Justice/Distilbène : La présentation de l’ordonnance indispensable pour être indemnisé
Les femmes exposées in utero au Distilbène, et atteintes depuis d’un cancer, doivent démontrer, ordonnance à l’appui, que leur mère prenait ce médicament, si elles veulent obtenir une indemnisation, a tranché jeudi la Cour de cassation.
Si cette décision confirme une jurisprudence constante en France, elle était très attendue par les “filles Distilbène” qui espéraient un assouplissement de la preuve attendue par les tribunaux. Le DES ou diéthylstilbestrol est une hormone de synthèse prescrite sous la marque Distilbène aux femmes enceintes en France entre 1950 et 1977 pour prévenir les fausses couches, les risques de prématurité et traiter les hémorragies de la grossesse. Sa nocivité a été clairement établie chez les enfants exposés in utero, en particulier chez les filles, atteintes pour certaines de cancers du vagin et du col de l’utérus. Au moins 160.000 enfants auraient été exposés au produit.
En novembre 2007, une femme atteinte d’un cancer du col de l’utérus à la suite de l’exposition de sa mère au Distilbène en 1965, s’était vu refuser une indemnisation par la cour d’appel de Versailles, sous prétexte que, plus de quarante ans après, elle n’avait pu produire l’ordonnance prescrivant le médicament à sa mère. Elle avait alors formé un pourvoi en cassation.
Mais jeudi, la 1ère chambre civile de la Cour a rejeté ce pourvoi et confirmé l’analyse des magistrats versaillais. Déboutées sur ce point, les filles Distilbène ont toutefois remporté une victoire face aux laboratoires Novartis et UCB Pharma qui fabriquaient la molécule.

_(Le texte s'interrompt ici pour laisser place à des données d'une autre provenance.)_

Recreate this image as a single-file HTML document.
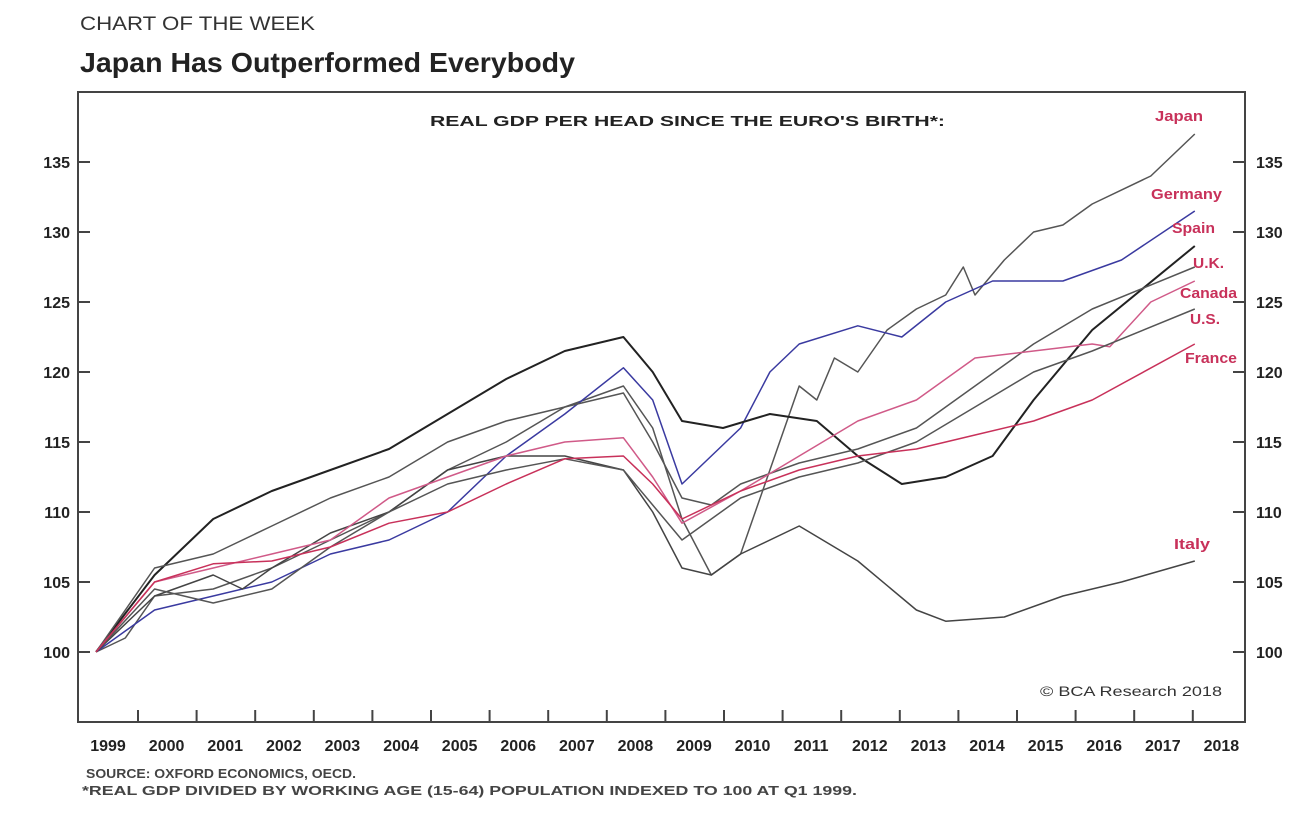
<!DOCTYPE html>
<html><head><meta charset="utf-8"><style>
body{margin:0;background:#fff;width:1316px;height:824px;overflow:hidden;font-family:"Liberation Sans",sans-serif;}
</style></head><body>
<svg id="s" width="1316" height="824" xmlns="http://www.w3.org/2000/svg" font-family="Liberation Sans, sans-serif">
<text x="80" y="30" font-size="19" fill="#333" textLength="235" lengthAdjust="spacingAndGlyphs">CHART OF THE WEEK</text>
<text x="80" y="72" font-size="28" font-weight="bold" fill="#222" textLength="495" lengthAdjust="spacingAndGlyphs">Japan Has Outperformed Everybody</text>
<rect x="78" y="92" width="1167" height="630" fill="none" stroke="#444" stroke-width="2"/>
<text x="430" y="126" font-size="15" font-weight="bold" fill="#222" textLength="515" lengthAdjust="spacingAndGlyphs">REAL GDP PER HEAD SINCE THE EURO'S BIRTH*:</text>
<g id="ax"></g>
<g id="lines" fill="none" stroke-linejoin="round"></g>
<g font-size="15" fill="#c8315a" font-weight="bold">
<text x="1155" y="121" textLength="48" lengthAdjust="spacingAndGlyphs">Japan</text>
<text x="1151" y="199" textLength="71" lengthAdjust="spacingAndGlyphs">Germany</text>
<text x="1172" y="233" textLength="43" lengthAdjust="spacingAndGlyphs">Spain</text>
<text x="1193" y="268" textLength="31" lengthAdjust="spacingAndGlyphs">U.K.</text>
<text x="1180" y="298" textLength="57" lengthAdjust="spacingAndGlyphs">Canada</text>
<text x="1190" y="324" textLength="30" lengthAdjust="spacingAndGlyphs">U.S.</text>
<text x="1185" y="363" textLength="52" lengthAdjust="spacingAndGlyphs">France</text>
<text x="1174" y="549" textLength="36" lengthAdjust="spacingAndGlyphs">Italy</text>
</g>
<text x="1040" y="696" font-size="14" fill="#333" textLength="182" lengthAdjust="spacingAndGlyphs">© BCA Research 2018</text>
<text x="86" y="778" font-size="13" font-weight="bold" fill="#444" textLength="270" lengthAdjust="spacingAndGlyphs">SOURCE: OXFORD ECONOMICS, OECD.</text>
<text x="82" y="795" font-size="13" font-weight="bold" fill="#444" textLength="775" lengthAdjust="spacingAndGlyphs">*REAL GDP DIVIDED BY WORKING AGE (15-64) POPULATION INDEXED TO 100 AT Q1 1999.</text>
</svg>
<script>
var ns="http://www.w3.org/2000/svg";
function X(t){return 96+(t-1999)*58.6;}
function Y(v){return 652-(v-100)*14;}
var ax=document.getElementById('ax'),h='';
for(var v=100;v<=135;v+=5){var y=Y(v);
h+='<line x1="78" y1="'+y+'" x2="90" y2="'+y+'" stroke="#444" stroke-width="2"/>';
h+='<line x1="1233" y1="'+y+'" x2="1245" y2="'+y+'" stroke="#444" stroke-width="2"/>';
h+='<text x="70" y="'+(y+6)+'" font-size="16" font-weight="bold" text-anchor="end" fill="#222">'+v+'</text>';
h+='<text x="1256" y="'+(y+6)+'" font-size="16" font-weight="bold" fill="#222">'+v+'</text>';}
for(var i=0;i<20;i++){var cx=108+i*58.6;
h+='<text x="'+cx+'" y="751" font-size="16" font-weight="bold" text-anchor="middle" fill="#222">'+(1999+i)+'</text>';
if(i<19){var tx=138+i*58.6;h+='<line x1="'+tx+'" y1="710" x2="'+tx+'" y2="722" stroke="#444" stroke-width="2"/>';}}
ax.innerHTML=h;
var S=[
["#555",1.5,[[1999,100],[1999.5,101],[2000,104],[2001,104.5],[2002,106],[2003,108],[2004,110],[2005,113],[2006,115],[2007,117.5],[2008,119],[2008.5,116],[2009,109.5],[2009.5,105.5],[2010,107],[2010.5,113],[2011,119],[2011.3,118],[2011.6,121],[2012,120],[2012.5,123],[2013,124.5],[2013.5,125.5],[2013.8,127.5],[2014,125.5],[2014.5,128],[2015,130],[2015.5,130.5],[2016,132],[2017,134],[2017.75,137]]],
["#3a3aa0",1.5,[[1999,100],[2000,103],[2001,104],[2002,105],[2003,107],[2004,108],[2005,110],[2006,114],[2007,117],[2008,120.3],[2008.5,118],[2009,112],[2010,116],[2010.5,120],[2011,122],[2012,123.3],[2012.75,122.5],[2013.5,125],[2014.3,126.5],[2015.5,126.5],[2016.5,128],[2017.75,131.5]]],
["#444",1.5,[[1999,100],[2000,104],[2001,105.5],[2001.5,104.5],[2002,106],[2003,108.5],[2004,110],[2005,113],[2006,114],[2007,114],[2008,113],[2008.5,110],[2009,106],[2009.5,105.5],[2010,107],[2011,109],[2012,106.5],[2013,103],[2013.5,102.2],[2014.5,102.5],[2015.5,104],[2016.5,105],[2017.75,106.5]]],
["#222",2,[[1999,100],[2000,105.5],[2001,109.5],[2002,111.5],[2003,113],[2004,114.5],[2005,117],[2006,119.5],[2007,121.5],[2008,122.5],[2008.5,120],[2009,116.5],[2009.7,116],[2010.5,117],[2011.3,116.5],[2012,114],[2012.75,112],[2013.5,112.5],[2014.3,114],[2015,118],[2016,123],[2017.75,129]]],
["#555",1.5,[[1999,100],[2000,106],[2001,107],[2002,109],[2003,111],[2004,112.5],[2005,115],[2006,116.5],[2007,117.5],[2008,118.5],[2008.5,115],[2009,111],[2009.5,110.5],[2010,112],[2011,113.5],[2012,114.5],[2013,116],[2014,119],[2015,122],[2016,124.5],[2017.75,127.5]]],
["#d05a88",1.5,[[1999,100],[2000,105],[2001,106],[2002,107],[2003,108],[2004,111],[2005,112.5],[2006,114],[2007,115],[2008,115.3],[2008.5,112.5],[2009,109.2],[2010,111.5],[2011,114],[2012,116.5],[2013,118],[2014,121],[2015,121.5],[2016,122],[2016.3,121.8],[2017,125],[2017.75,126.5]]],
["#555",1.5,[[1999,100],[2000,104.5],[2001,103.5],[2002,104.5],[2003,107.5],[2004,110],[2005,112],[2006,113],[2007,113.8],[2008,113],[2008.5,110.5],[2009,108],[2010,111],[2011,112.5],[2012,113.5],[2013,115],[2014,117.5],[2015,120],[2016,121.5],[2017.75,124.5]]],
["#c8315a",1.5,[[1999,100],[2000,105],[2001,106.3],[2002,106.5],[2003,107.5],[2004,109.2],[2005,110],[2006,112],[2007,113.8],[2008,114],[2008.5,112],[2009,109.5],[2010,111.5],[2011,113],[2012,114],[2013,114.5],[2014,115.5],[2015,116.5],[2016,118],[2017.75,122]]]
];
var g=document.getElementById('lines');
S.forEach(function(s){var p=document.createElementNS(ns,'polyline');
p.setAttribute('points',s[2].map(function(q){return X(q[0]).toFixed(1)+','+Y(q[1]).toFixed(1)}).join(' '));
p.setAttribute('stroke',s[0]);p.setAttribute('stroke-width',s[1]);g.appendChild(p);});
</script>
</body></html>
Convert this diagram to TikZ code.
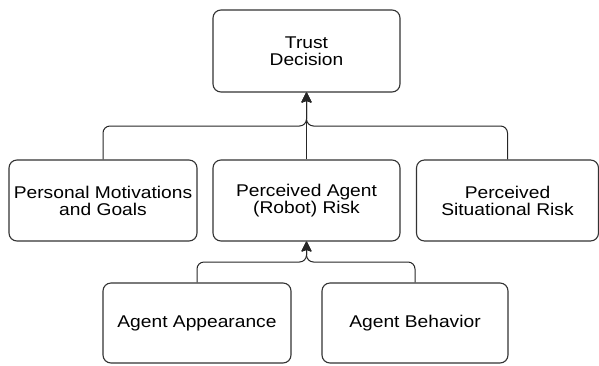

En effet, la Cour a cassé une autre décision de la cour d’appel de Versailles, d’avril 2008, qui avait débouté une victime ayant pu fournir une ordonnance de DES, mais qui n’avait pu démontrer si le pharmacien lui avait délivré du Distilbène commercialisé par Novartis ou UCB Pharma.
Jeudi, la Cour de cassation a annulé cette décision, considérant qu’il revenait non pas à la victime, mais aux laboratoires “de prouver que leur produit n’était pas à l’origine du dommage”.
Concrètement, cela signifie qu’une victime du Distilbène disposant d’une ordonnance pourra à l’avenir poursuivre indifféremment les deux laboratoires.
Si devant le tribunal, ni Novartis, ni UCB Pharma ne parvient à se dédouaner, ils devraient se partager l’indemnisation.